La manera clásica de producir contenidos necesitaba estructuralmente del autor como sujeto, requería al sujeto como protagonista de la historia de occidente. La manera contemporánea no. Y para la izquierda y las aspiraciones de autonomía y emancipación este no es un problema menor.

Resulta irónico que el mayor desafío al derecho a la propiedad desde la caída del socialismo real sea también la caída del sujeto político capaz de decir la injusticia de ese derecho y de construir alternativas. La tremenda contradicción de este momento del capitalismo es que uno de los puntos más fuertes desde donde subvertirlo es también la eliminación de las condiciones de posibilidad de la aparición del sujeto que encarne esa subversión.
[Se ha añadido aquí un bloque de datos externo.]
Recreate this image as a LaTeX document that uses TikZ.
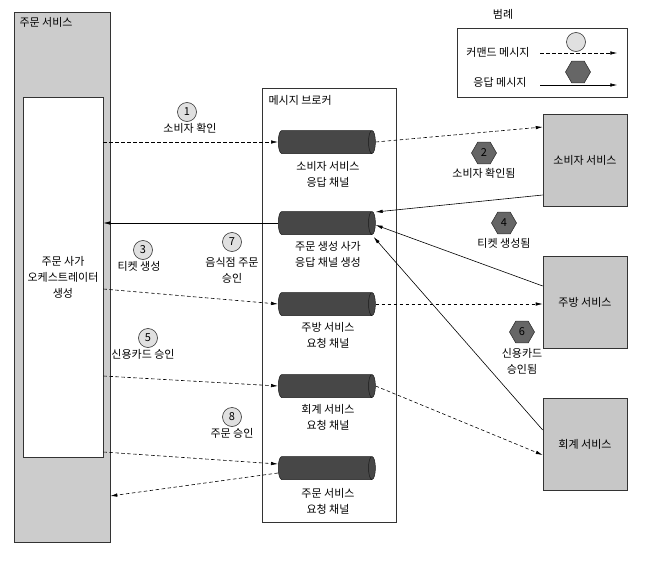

Se hace urgente una crítica de izquierda que denuncie y luche contra el absurdo represivo de la propiedad intelectual pero no se quede ahí. En entender la lógica del capitalismo contemporáneo y las imposibilidad de tomar una posición que no sea contradictoria, en hacerse cargo de los dramas humanos que cada posición implica y en no eludir el problema del sujeto se juega buena parte de la posibilidad de la existencia de cualquier proyecto político en este siglo.